Cynthia, Michael, and I stood at the very back of the very last barge, watching Imfondo recede into the distance. On the bank to my left, there was a small village and a woman ran down the dirt path to the river, screaming at us all. She was in her late teens, I’d guess, a tall, angular young woman who flapped her arms like the blue herons that rose occasionally from the banks. Her cries couldn’t be heard above the thrum and beat of our engines.
“Missed the boat,” I said to Michael.
The woman dropped to her knees, turned her face to the sky, and howled soundlessly. She beat her palms on the rain-sodden red earth, raising splashes of mud that stained her orange dress.
“Seems disappointed,” Michael observed.
Cynthia thought we were like all men: cynical in the face of strong emotion. She felt sorry for the young woman.
We humped our gear through the crowds, looking for the first-class cabin we’d booked. The heart of the barge was the great riverboat called the Fleuve Congo. It consisted of an enormous engine room, containing two 850-horsepower engines, and a three-story wheelhouse that loomed above the eight individual barges cabled to it on the sides, on the front, on the back. Our cabin was located directly behind the engine room, in a two-story edifice that had once been a riverboat itself. The cabin was an olive-drab metal cubicle that contained a few monastic bunks along with a toilet, a sink, and an air conditioner, all of which functioned on various occasions. It felt, distressingly, like a
jail cell, and the three of us escaped onto the teeming decks.
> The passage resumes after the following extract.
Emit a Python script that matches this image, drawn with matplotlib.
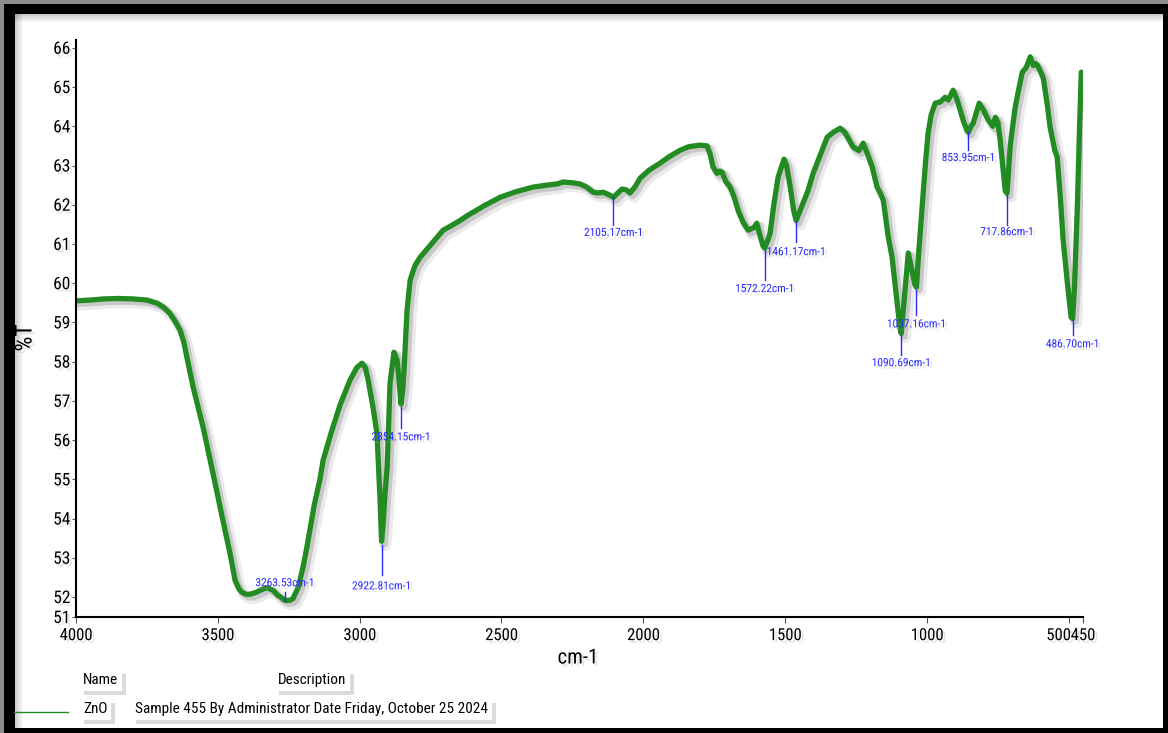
import matplotlib
matplotlib.use("Agg")
import matplotlib.pyplot as plt
import matplotlib.patheffects as pe
from matplotlib.patches import Rectangle
from matplotlib.transforms import ScaledTranslation

# ZnO FTIR spectrum, %T against wavenumber
wavenumber = [
    4000, 3950, 3900, 3850, 3800, 3785, 3750, 3714, 3690, 3669, 3650, 3633,
    3620, 3609, 3587, 3552, 3517, 3482, 3457, 3439, 3425, 3415, 3400, 3386,
    3365, 3351, 3327, 3305, 3290, 3281, 3265, 3256, 3245, 3235, 3217, 3200,
    3186, 3160, 3140, 3129, 3100, 3069, 3034, 3010, 2992, 2980, 2970, 2953,
    2939, 2928, 2922.81, 2918, 2910, 2903, 2893, 2879, 2868, 2862, 2854.15,
    2848, 2843, 2833, 2822, 2805, 2787, 2741, 2706, 2681, 2650, 2621, 2560,
    2505, 2450, 2389, 2340, 2304, 2283, 2250, 2223, 2200, 2177, 2160, 2142,
    2120, 2105.17, 2090, 2075, 2060, 2047, 2030, 2011, 1980, 1941, 1910, 1870,
    1840, 1800, 1775, 1765, 1754, 1740, 1730, 1722, 1710, 1694, 1680, 1666,
    1648, 1630, 1610, 1600, 1590, 1578, 1572.22, 1560, 1553, 1540, 1525, 1504,
    1495, 1482, 1470, 1461.17, 1450, 1437, 1420, 1401, 1380, 1352, 1330, 1306,
    1290, 1260, 1240, 1225, 1210, 1193, 1176, 1165, 1154, 1137, 1123, 1110,
    1095, 1090.69, 1080, 1066, 1055, 1042, 1037.16, 1030, 1017, 1005, 996, 985,
    971, 953, 936, 925, 908, 895, 883, 870, 858, 853.95, 845, 837, 816, 800,
    784, 768, 759, 750, 742, 730, 724, 717.86, 712, 707, 698, 689, 675, 664,
    650, 636, 625, 617, 611, 600, 590, 575, 566, 550, 541, 530, 520, 505, 492,
    486.70, 480, 470, 462, 456,
]
transmittance = [
    59.55, 59.57, 59.60, 59.61, 59.60, 59.59, 59.57, 59.49, 59.38, 59.23, 59.02, 58.80,
    58.50, 58.11, 57.35, 56.33, 55.15, 53.95, 53.11, 52.42, 52.20, 52.12, 52.07, 52.07,
    52.12, 52.17, 52.24, 52.17, 52.05, 52.01, 51.92, 51.91, 51.92, 51.96, 52.24, 52.75,
    53.27, 54.35, 55.00, 55.48, 56.20, 56.90, 57.53, 57.85, 57.96, 57.85, 57.53, 56.84,
    56.17, 54.46, 53.42, 53.80, 54.70, 55.31, 57.45, 58.24, 58.04, 57.60, 56.92,
    57.30, 57.86, 59.31, 60.08, 60.45, 60.66, 61.05, 61.35, 61.45, 61.58, 61.72, 61.98,
    62.19, 62.33, 62.45, 62.50, 62.53, 62.58, 62.56, 62.53, 62.45, 62.32, 62.30, 62.32,
    62.25, 62.19, 62.30, 62.40, 62.38, 62.30, 62.45, 62.68, 62.88, 63.06, 63.22, 63.39,
    63.48, 63.52, 63.50, 63.30, 62.96, 62.80, 62.86, 62.83, 62.60, 62.45, 62.20, 61.86,
    61.55, 61.35, 61.42, 61.53, 61.25, 60.95, 60.90, 61.12, 61.28, 62.00, 62.70, 63.16,
    63.00, 62.45, 61.85, 61.60, 61.80, 62.04, 62.35, 62.81, 63.20, 63.72, 63.85, 63.95,
    63.85, 63.47, 63.38, 63.57, 63.30, 62.96, 62.45, 62.30, 62.12, 61.20, 60.66, 59.80,
    58.85, 58.72, 59.60, 60.77, 60.40, 59.95, 59.90, 60.70, 61.94, 63.10, 63.83, 64.30,
    64.59, 64.62, 64.74, 64.67, 64.92, 64.70, 64.41, 64.10, 63.88, 63.85, 64.00, 64.08,
    64.59, 64.40, 64.16, 64.00, 64.23, 64.10, 63.65, 62.80, 62.35, 62.30, 62.90, 63.47,
    64.00, 64.49, 65.00, 65.38, 65.50, 65.77, 65.55, 65.60, 65.56, 65.40, 65.23, 64.50,
    63.98, 63.40, 63.21, 62.20, 61.10, 60.00, 59.13, 59.10, 59.90, 61.94, 64.00, 65.38,
]

# picked peaks
peak_wn = [3263.53, 2922.81, 2854.15, 2105.17, 1572.22, 1461.17,
           1090.69, 1037.16, 853.95, 717.86, 486.70]
# marker line (top, bottom) and label height for each peak, in %T
peak_line = [(52.12, 51.91), (53.32, 52.55), (56.84, 56.30), (62.19, 61.48),
             (60.84, 60.08), (61.56, 61.05), (58.67, 58.16), (59.82, 59.18),
             (63.85, 63.39), (62.24, 61.48), (59.06, 58.67)]
peak_text_y = [52.35, 52.27, 56.07, 61.28, 59.85, 60.79, 57.96, 58.95,
               63.19, 61.30, 58.44]

x_ticks = [4000, 3500, 3000, 2500, 2000, 1500, 1000, 500, 450]
y_ticks = [51.49] + list(range(52, 67))
y_labels = ["51"] + [str(v) for v in range(52, 67)]

FONT = ["Roboto Condensed", "Archivo Narrow", "DejaVu Sans"]
GREEN = "#228b22"
BLUE = "#2a2aff"
plt.rcParams["font.family"] = FONT

W, H = 1168, 733
fig = plt.figure(figsize=(W / 100, H / 100), dpi=100)
fig.patch.set_facecolor("#8c8c8c")

# black frame with white panel inside
fig.patches.append(Rectangle((4 / W, 0), 1164 / W, 729 / H, transform=fig.transFigure,
                             facecolor="black", edgecolor="none", zorder=-10))
fig.patches.append(Rectangle((15 / W, 5 / H), 1148 / W, 714 / H, transform=fig.transFigure,
                             facecolor="white", edgecolor="none", zorder=-9))
for i in range(8):
    a = 0.2 * (1 - i / 8)
    fig.patches.append(Rectangle((15 / W, (719 - i - 1) / H), 1148 / W, 1 / H,
                                 transform=fig.transFigure, facecolor="black",
                                 alpha=a, edgecolor="none", zorder=-8))
    fig.patches.append(Rectangle(((15 + i) / W, 5 / H), 1 / W, 714 / H,
                                 transform=fig.transFigure, facecolor="black",
                                 alpha=a, edgecolor="none", zorder=-8))

txt_shadow = [pe.withSimplePatchShadow(offset=(2, -2), shadow_rgbFace="#aaaaaa", alpha=0.3)]

ax = fig.add_axes([76 / W, 1 - 617 / H, 1007 / W, 577 / H])
ax.patch.set_alpha(0)
ax.plot(wavenumber, transmittance, color=GREEN, lw=3.8, solid_joinstyle="round",
        solid_capstyle="round",
        path_effects=[pe.SimpleLineShadow(offset=(3, -3), shadow_color="black", alpha=0.08, linewidth=8),
                      pe.SimpleLineShadow(offset=(2, -2), shadow_color="black", alpha=0.15, linewidth=5),
                      pe.Normal()])

for wn, (y0, y1), ty in zip(peak_wn, peak_line, peak_text_y):
    ax.plot([wn, wn], [y0, y1], color=BLUE, lw=1)
    ax.text(wn, ty, f"{wn:.2f}cm-1", color=BLUE, fontsize=8.2, ha="center", va="center",
            path_effects=txt_shadow)

ax.set_xlim(4000, 450)
ax.set_ylim(51.49, 66.2)
ax.spines[["top", "right"]].set_visible(False)
for s in ("left", "bottom"):
    ax.spines[s].set_linewidth(1.5)
    ax.spines[s].set_path_effects([pe.withSimplePatchShadow(offset=(2, -2), shadow_rgbFace="#aaaaaa", alpha=0.35)])

ax.set_xticks(x_ticks)
ax.set_xticklabels([str(v) for v in x_ticks])
ax.set_yticks(y_ticks)
ax.set_yticklabels(y_labels)
ax.tick_params(axis="x", length=4, pad=4, labelsize=12, color="#555555")
ax.tick_params(axis="y", length=3, pad=1, labelsize=12.5, color="#555555")
for lab in ax.get_xticklabels():
    lab.set_path_effects(txt_shadow)
    if lab.get_text() == "500":
        # butt "500" against the "450" end label
        lab.set_horizontalalignment("right")
        lab.set_transform(lab.get_transform() + ScaledTranslation(2 / 100, 0, fig.dpi_scale_trans))
for lab in ax.get_yticklabels():
    lab.set_path_effects(txt_shadow)

fig.text(578 / W, 1 - 658 / H, "cm-1", fontsize=15, ha="center", va="center",
         path_effects=txt_shadow)
fig.text(25 / W, 1 - 338 / H, "%T", fontsize=17, rotation=90, ha="center", va="center",
         path_effects=txt_shadow)

# legend block
box = dict(facecolor="white", edgecolor="none", pad=2.5)
legend_items = [
    (83, 680, "Name"), (278, 680, "Description"),
    (83, 709, "ZnO"), (135, 709, "Sample 455 By Administrator Date Friday, October 25 2024"),
]
for px, py, s in legend_items:
    t = fig.text(px / W, 1 - py / H, s, fontsize=11, ha="left", va="center", bbox=box)
    t.get_bbox_patch().set_path_effects(
        [pe.withSimplePatchShadow(offset=(3, -3), shadow_rgbFace="#888888", alpha=0.3)])
fig.add_artist(plt.Line2D([14 / W, 68 / W], [1 - 712 / H, 1 - 712 / H],
                          transform=fig.transFigure, color=GREEN, lw=1))

fig.savefig("out.png", dpi=100)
Just outside the cabin, there was a railing that gave over to the river. People dropped a bucket on a rope into the water and washed their clothes, their children, themselves. A harried mother asked me to watch one child while she bathed another. Juliet was four, and she held my index finger in her small hand while her mother washed an infant.
As I was standing there, watching Juliet, a man in clean khakis and a bushman’s hat came by with a young chimpanzee that was clinging to him as if he were its mother. The chimp had a rope around its waist and the man put it on the deck. It scampered about on its feet and hands, ooffing and woofing. Juliet’s mother swept her up in a single motion. People scattered in all directions. Chimps are strong and they can bite.
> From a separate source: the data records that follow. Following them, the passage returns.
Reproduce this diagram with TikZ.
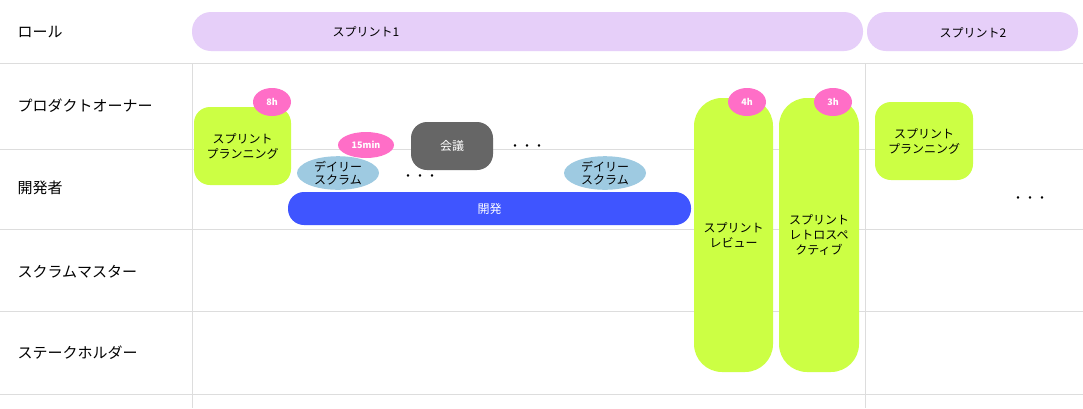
\documentclass[tikz,border=0pt]{standalone}
\usepackage{fontspec}
\setmainfont{Noto Sans CJK JP}
\usetikzlibrary{positioning}
\definecolor{sprintbar}{HTML}{E6CFF9}
\definecolor{lime}{HTML}{CCFF44}
\definecolor{badgepink}{HTML}{FF6EC7}
\definecolor{scrumblue}{HTML}{9ECAE1}
\definecolor{devblue}{HTML}{3F55FF}
\definecolor{gridgray}{HTML}{DDDDDD}
\tikzset{
  role/.style={anchor=west, font=\fontsize{15}{18}\selectfont},
  bar/.style={rounded corners=19pt, fill=sprintbar, inner sep=0pt},
  event/.style={rounded corners=16pt, fill=lime, align=center, inner sep=0pt, font=\fontsize{12}{15}\selectfont},
  badge/.style={ellipse, fill=badgepink, text=white, inner sep=0pt, font=\fontsize{9}{10}\bfseries\selectfont},
  daily/.style={ellipse, fill=scrumblue, minimum width=82pt, minimum height=32pt, inner sep=0pt, align=center, font=\fontsize{12}{13}\selectfont},
  dots/.style={font=\fontsize{12}{14}\selectfont}
}
\usetikzlibrary{shapes.geometric}
\begin{document}
\begin{tikzpicture}[x=1pt,y=-1pt]
    \useasboundingbox[fill=white] (0,0) rectangle (1083,408);
    % Grid
    \foreach \y in {63,149,229,311,394}
        \draw[gridgray] (0,\y) -- (1083,\y);
    \foreach \x in {192,865}
        \draw[gridgray] (\x,63) -- (\x,408);
    % Roles
    \node[role] (role) at (14,32) {ロール};
    \node[role] (po) at (14,106) {プロダクトオーナー};
    \node[role] (dev) at (14,188) {開発者};
    \node[role] (sm) at (14,272) {スクラムマスター};
    \node[role] (sh) at (14,353) {ステークホルダー};
    % Sprints
    \node[bar, minimum width=671pt, minimum height=39pt] (s1) at (527.5,31.5) {};
    \node[font=\fontsize{12}{14}\selectfont] (s1t) at (366,32) {スプリント1};
    \node[bar, minimum width=211pt, minimum height=39pt] (s2) at (972.5,31.5) {};
    \node[font=\fontsize{12}{14}\selectfont] (s2t) at (973,33) {スプリント2};
    % Events
    \node[event, minimum width=97pt, minimum height=78pt] (plan1) at (242.5,146) {スプリント\\プランニング};
    \node[badge, minimum width=38pt, minimum height=28pt] (b8) at (272,102) {8h};
    \node[daily] (daily1) at (338,173) {デイリー\\スクラム};
    \node[badge, minimum width=56pt, minimum height=26pt] (b15) at (366,145) {15min};
    \node[rounded corners=16pt, fill=black!60, text=white, minimum width=82pt, minimum height=48pt, font=\fontsize{12}{14}\selectfont] (mtg) at (452,146) {会議};
    \node[dots] (d1) at (527,148) {・・・};
    \node[dots] (d2) at (420,178) {・・・};
    \node[daily] (daily2) at (605,173) {デイリー\\スクラム};
    \node[rounded corners=16pt, fill=devblue, text=white, minimum width=403pt, minimum height=33pt, font=\fontsize{12}{14}\selectfont] (work) at (489.5,208.5) {開発};
    \node[event, rounded corners=28pt, minimum width=79pt, minimum height=274pt] (review) at (733.5,235) {スプリント\\レビュー};
    \node[badge, minimum width=38pt, minimum height=28pt] (b4) at (747,102) {4h};
    \node[event, rounded corners=28pt, minimum width=80pt, minimum height=274pt] (retro) at (819,235) {スプリント\\レトロスペ\\クティブ};
    \node[badge, minimum width=38pt, minimum height=28pt] (b3) at (833,102) {3h};
    \node[event, minimum width=98pt, minimum height=78pt] (plan2) at (924,141) {スプリント\\プランニング};
    \node[dots] (d3) at (1030,200) {・・・};
\end{tikzpicture}
\end{document}
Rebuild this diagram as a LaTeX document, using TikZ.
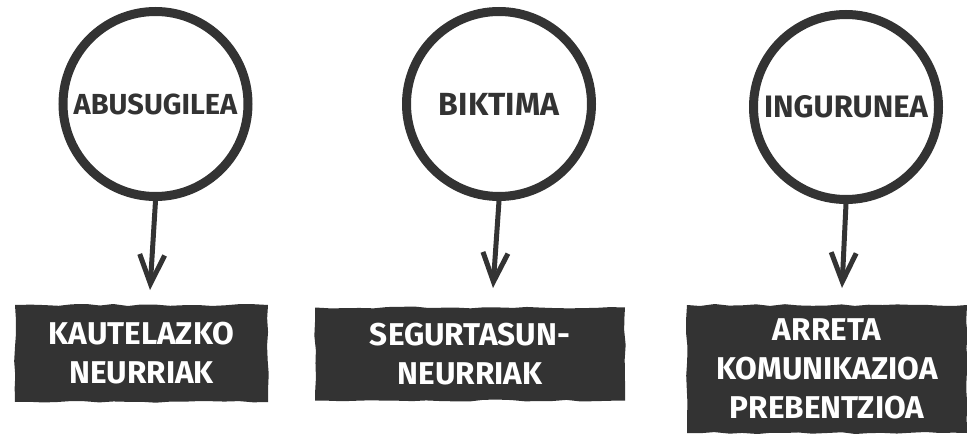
\documentclass[tikz,border=0pt]{standalone}
\usepackage{fontspec}
\setmainfont{Fira Sans}
\usetikzlibrary{arrows.meta,decorations.pathmorphing}
\definecolor{ink}{HTML}{333333}

\begin{document}
\begin{tikzpicture}[x=1pt, y=-1pt,
        ring/.style={draw=ink, line width=9pt, circle, minimum size=185pt, inner sep=0pt,
            text=ink, font=\bfseries\fontsize{29}{34}\selectfont},
        brush/.style={fill=ink, text=white, align=center, inner sep=0pt,
            font=\bfseries\fontsize{31.5}{39}\selectfont,
            decorate, decoration={random steps, segment length=14pt, amplitude=1pt}},
        pointer/.style={draw=ink, line width=5pt, shorten <=-6pt,
            -{Straight Barb[length=29pt, width=25pt]}}]
        \useasboundingbox (0,0) rectangle (967,436);
        \pgfmathsetseed{7}

        % Node definitions
        \node (abusugilea) [ring] at (155.5,104) {ABUSUGILEA};
        \node (biktima) [ring, font=\bfseries\fontsize{32}{34}\selectfont] at (499,104) {BIKTIMA};
        \node (ingurunea) [ring, font=\bfseries\fontsize{31}{34}\selectfont] at (846,107) {INGURUNEA};

        \node (kautela) [brush, minimum width=253pt, minimum height=97pt] at (141.5,353.5)
            {KAUTELAZKO\\NEURRIAK};
        \node (segurtasun) [brush, minimum width=310pt, minimum height=93pt] at (470,354)
            {SEGURTASUN-\\NEURRIAK};
        \node (arreta) [brush, minimum width=280pt, minimum height=128pt] at (827,369)
            {ARRETA\\KOMUNIKAZIOA\\PREBENTZIOA};

        % Arrow tips
        \coordinate (tipA) at (150,290);
        \coordinate (tipB) at (493,288);
        \coordinate (tipC) at (842,288);

        \draw[pointer] (abusugilea.south) -- (tipA);
        \draw[pointer] (biktima.south) -- (tipB);
        \draw[pointer] (ingurunea.south) -- (tipC);
    \end{tikzpicture}
\end{document}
Cynthia, who had worked on a film about Jane Goodall and knew something about chimps, knelt in front of the animal. She held out her left palm and touched it with the bunched fingers of her right hand. A grooming gesture. The chimp took her left hand for a moment, then turned its back to her. She parted the hairs on the back of its head, grooming it, and the chimp seemed content.
The man who held the rope was named Sarafin. He was a Congo River businessperson and had bought the orphaned chimp in a village upriver for about eight dollars. He thought he could sell it to the zoo in Brazzaville.
Michael Fay told Sarafin that, in the Republic of the Congo, any traffic in primates was forbidden. Since Michael himself consulted with the government on poaching issues, he could safely assure Sarafin that he’d be arrested at the zoo. The thing to do, he said, was to take the chimp to the primate orphanage in Brazzaville, where it would be rehabilitated, taught to hunt and forage, and eventually released into the forest.
Later, in the cabin, we talked about the encounter. Michael said he wasn’t entirely sure that Sarafin would have been arrested at the zoo, though it was certainly possible. He thought the chimp and gorilla orphanage was a feel-good solution, and what was important was to stop any kind of commerce in wildlife. Sarafin was a bright young guy who had had no intention of breaking the law. He’d help pass the word.